Assets are rarely operated under the same conditions for their entire life. Production demand changes, regulations tighten, and new technologies emerge. Specifications should anticipate these shifts by including modularity requirements, upgrade paths, and scalability thresholds. For example, a conveyor system specification might require that drive units can be replaced with higher-torque models using the same mounting points and electrical connections. A building HVAC specification might require that the control system supports future integration with a building management system through a standard open protocol. Including these provisions in the initial specification is far cheaper than retrofitting later and ensures that lifecycle planning can adapt to changing business needs without replacing the entire asset.

Integrating Data and Technology into the Specification Process

The tools used to write and manage specifications have evolved significantly. Spreadsheets are giving way to specification management platforms that provide version control, automated cross-referencing, and direct links to supplier catalogs and standards libraries. These platforms enable teams to collaborate in real time, track review cycles, and ensure that the approved specification is the one used in procurement. More importantly, they create a feedback loop: data from maintenance records, vibration analysis, and cost tracking can be fed back into the specification library so that future versions are informed by actual performance. Organizations that close this loop see continuous improvement in asset reliability and total cost of ownership.

The Internet of Things (IoT) adds another layer. Specifications for new assets should include requirements for embedded sensors, data processing capability, and communication protocols. A smart pump, for instance, can report its own vibration levels, temperature, flow rate, and power consumption in real time. The specification should define which parameters must be reported, at what frequency, and in what format. This data enables predictive maintenance, where interventions are scheduled based on condition rather than on a fixed calendar, reducing maintenance costs by up to 30 percent while extending asset life.

Common Pitfalls in Specification Writing and How to Avoid Them

Over-specification

In an effort to be thorough, writers sometimes include requirements that are not necessary for the application. Over-specification drives up cost, limits the pool of qualified suppliers, and may eliminate the optimal solution. The remedy is to distinguish between mandatory requirements and desirable features. Use a "shall" versus "should" framework: "shall" requirements are non-negotiable, while "should" requirements can be assessed on a cost-benefit basis.

Underspecification

The opposite problem – leaving critical details to the supplier’s discretion – results in assets that may not meet operational needs. Underspecification is often caused by rushing or lack of domain knowledge. Mitigate this by engaging an experienced asset manager or a technical specialist in the drafting process. A review checklist based on the asset class can also catch gaps.

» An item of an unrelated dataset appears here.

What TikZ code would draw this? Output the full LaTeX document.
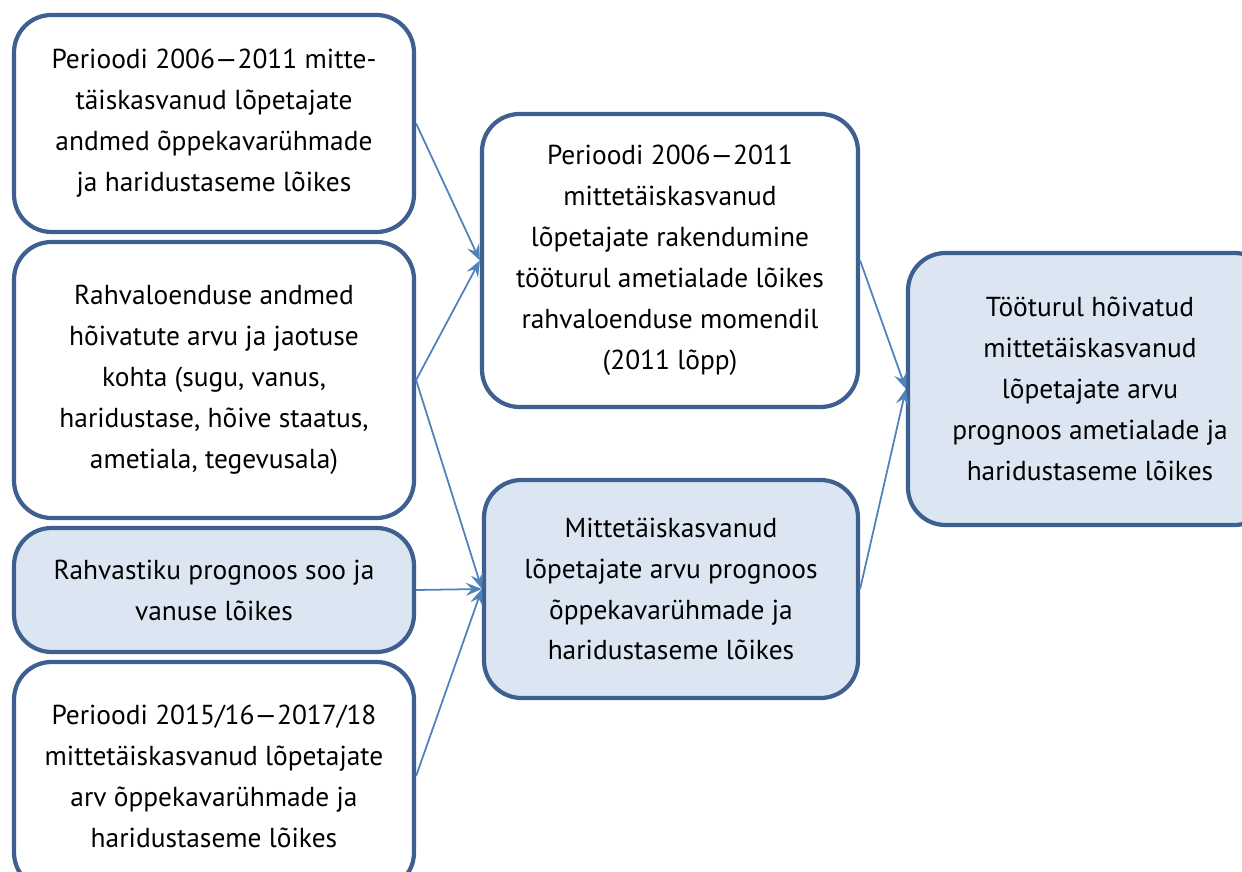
\documentclass[tikz,border=0pt]{standalone}
\usepackage{fontspec}
\setmainfont{PT Sans}
\usepackage{xcolor}
\usetikzlibrary{arrows.meta}
\definecolor{boxline}{HTML}{3D6090}
\definecolor{boxfill}{HTML}{DCE6F2}
\definecolor{arrowline}{HTML}{4F81BD}
\tikzset{
    flow box/.style={
        draw=boxline,
        line width=2.4pt,
        rounded corners=0.75cm,
        align=center,
        inner sep=0pt,
        font=\fontsize{15.6}{23.3}\selectfont
    },
    filled box/.style={
        flow box,
        fill=boxfill
    },
    flow arrow/.style={
        draw=arrowline,
        line width=1pt,
        -{Stealth[length=0.32cm,width=0.26cm,inset=0.12cm]}
    }
}

\begin{document}
\begin{tikzpicture}
            \useasboundingbox (0,0) rectangle (24.84,-17.44);
            \begin{scope}
            \clip (0,0) rectangle (24.84,-17.44);
            % left column: input data
            \node[flow box, minimum width=8cm, minimum height=4.34cm] (A) at (4.28,-2.47)
              {Perioodi 2006—2011 mitte-\\täiskasvanud lõpetajate\\andmed õppekavarühmade\\ja haridustaseme lõikes};
            \node[flow box, minimum width=8cm, minimum height=5.52cm] (B) at (4.28,-7.6)
              {Rahvaloenduse andmed\\hõivatute arvu ja jaotuse\\kohta (sugu, vanus,\\haridustase, hõive staatus,\\ametiala, tegevusala)};
            \node[filled box, minimum width=8cm, minimum height=2.48cm] (C) at (4.28,-11.8)
              {Rahvastiku prognoos soo ja\\vanuse lõikes};
            \node[flow box, minimum width=8cm, minimum height=4.56cm] (D) at (4.28,-15.52)
              {Perioodi 2015/16—2017/18\\mittetäiskasvanud lõpetajate\\arv õppekavarühmade ja\\haridustaseme lõikes};
            % middle column
            \node[flow box, minimum width=7.52cm, minimum height=5.86cm] (E) at (13.4,-5.21)
              {Perioodi 2006—2011\\mittetäiskasvanud\\lõpetajate rakendumine\\tööturul ametialade lõikes\\rahvaloenduse momendil\\(2011 lõpp)};
            \node[filled box, minimum width=7.48cm, minimum height=4.36cm] (F) at (13.42,-11.78)
              {Mittetäiskasvanud\\lõpetajate arvu prognoos\\õppekavarühmade ja\\haridustaseme lõikes};
            % result
            \node[filled box, minimum width=7.28cm, minimum height=5.44cm] (G) at (21.8,-7.78)
              {Tööturul hõivatud\\mittetäiskasvanud\\lõpetajate arvu\\prognoos ametialade ja\\haridustaseme lõikes};
            \foreach \s/\t in {A/E,B/E,B/F,C/F,D/F,E/G,F/G}
              \draw[flow arrow] (\s.east) -- (\t.west);
            \end{scope}
          \end{tikzpicture}
\end{document}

Neglecting the Human Factor

Specifications often focus on technical parameters and forget the people who will operate and maintain the asset. Required training, language of documentation, ergonomic factors, and safety considerations must be included. An asset that requires a specialized certification to operate or maintain may be impractical if the organization does not have the budget or time to train staff.

Failure to Update

A specification that worked five years ago may no longer be optimal. Technology changes, suppliers change their product lines, and the organization's goals evolve. Establish a periodic review cycle – every two to three years is a good starting point – and assign responsibility for keeping each specification current. Tying the review to the asset management plan update ensures alignment.

The Role of Stakeholder Collaboration in Specification Development

No single person can write a complete specification alone. The procurement specialist knows market conditions and contract terms. The engineer knows technical requirements and design constraints. The asset manager knows maintenance history and lifecycle cost drivers. The operator knows how the asset will be used day to day. The safety officer knows regulatory and compliance requirements. Each of these stakeholders must have a voice in the specification. A simple way to structure collaboration is to hold a specification kickoff meeting before drafting begins, where the team agrees on objectives, defines the scope, and assigns sections. A cross-functional review should follow the draft, with each reviewer approving or commenting on their area of expertise. This process takes more time upfront but prevents costly corrections later.

Supplier input can also be valuable. Leading suppliers can offer insights into design options, reliability data from similar installations, and emerging best practices. Engaging two or three qualified suppliers for technical input during the development phase – without committing to purchase – can improve the specification and build relationships that benefit the organization during the procurement and lifecycle support phases.

Conclusion

Writing specifications that support asset management and lifecycle planning is not a clerical task. It is a strategic discipline that directly affects asset performance, maintenance costs, and the organization's ability to meet its operational and financial goals. By anchoring specifications in clear objectives, standardizing language, embedding lifecycle requirements, defining measurable performance benchmarks, mandating digital data deliverables, and planning for future adaptability, organizations create a foundation for excellence in asset management. The investment in writing good specifications is repaid many times over through lower total cost of ownership, higher asset reliability, and fewer surprises. Consistent review, stakeholder collaboration, and the integration of data and technology ensure that specifications remain a living tool rather than a static document. Every organization that manages physical assets has the opportunity to turn its specification process into a competitive advantage.